Sheer Magic wrote on
11 July 2010 05:04:40Z
Hi All, Like Seahawk, self taught using tables. Have had a bit of a look at S-Tables but would like to get a lot more proficient, before trying to learn something new. Hope to cruise to the Abrolhos Islands off the coast of Western Australia next year and get practice doing it- aiming for my Yachtmaster Offshore. thanks for starting up the group it has been a long time coming with a far mixture of experts and novices alike. Well Done! All the best Ray
Dagmar wrote on
19 February 2010 22:13:10Z
Hi, Me and my boyfriend James are about to cross the Pacific Ocean- Costa Rica to Australia. We have just bought a sextant- by celestial navigation I am guessing that is the method you are referring to (but perhaps not). I have heard there is a bit of Math involved in the calculations- is it mainly trigonometry? Could someone give me an example of an equation one may use to calculate a position? Best Isabelle
Dagmar wrote on
19 February 2010 22:09:34Z
Hi, Me and my boyfriend James are about to cross the Pacific Ocean- Costa Rica to Australia. We have just bought a sextant- by celestial navigation I am guessing that is the method you are referring to (but perhaps not). I have heard there is a bit of Math involved in the calculations- is it mainly trigonometry? Could someone give me an example of an equation one may use to calculate a position? Best Isabelle
Pelorus Jack wrote on
23 September 2009 23:09:23Z
Greetings all. I just joined this group - just discovered sailblogs today. I teach celestial navigation at California Maritime Academy, where I work. We teach only the Pub 299 and ALmanac method because that is how the USCG tests on the subject. I wish we had time to delce deeper into the subject, but we don't. The cadets only get one semester of celestial.
Seahawk X wrote on
18 September 2009 14:08:21Z
Nice idea. Self taught the basics but decided to take formal training now. Am using the tables method (HO229). Did a sight three years ago from Norfolk to Bermuda and was amazed when the plot came to within 1nm of the GPS coordinate. Very exciting feeling.

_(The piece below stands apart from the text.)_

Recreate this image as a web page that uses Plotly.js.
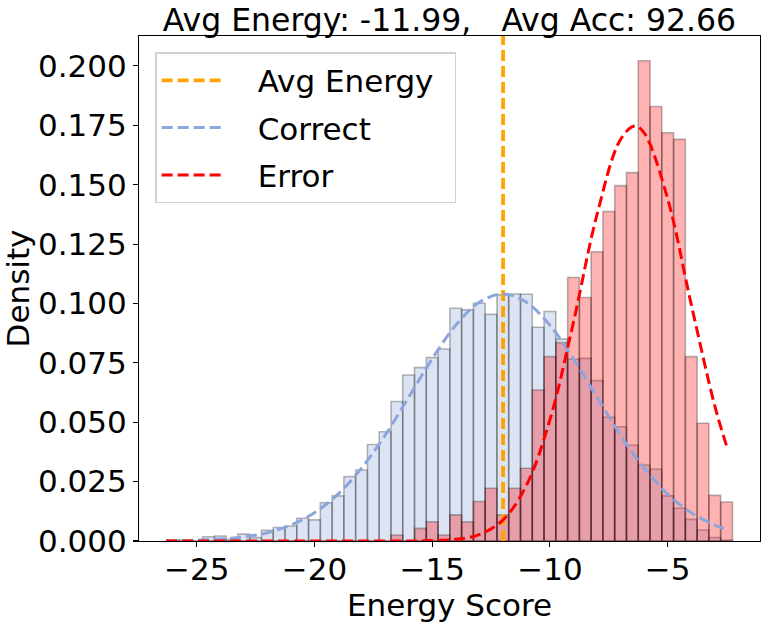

Plan to crew this fall from Norfolk to USVIs and hope to put into practice what I have learnt.
PamDemonium wrote on
08 August 2009 22:40:23Z
I have taken 2 courses in celestial navigation, one using the Nautical Almanac method, and the other using the "S tables". I much prefer the S tables, as it is so much easier. I take a sight every week or two so that I don't lose the skill.
Cygnus wrote on
04 April 2009 19:48:17Z
Since I created this group, let me introduce myself. My name is Gary Harkins. I teach celestial navigation for the United States Power Squadrons. I have used all of the popular sight reduction methods. My two favorite methods are "The Law of Cosines" method using a scientific calculator, and The "Nautical Almanac" method. I like the Law of Cosines method because it is, by far, the fastest method and it allows the plots to be done from your DR position. The Nautical Almanac method is like most other tabular methods in that it requires you to do the plot from an "assumed position." The advantage of the Nautical Almanac method is that it is printed in every Nautical Almanac which you must have anyway. Let's talk celestial navigation!!! I love the subject and we can all learn from each other.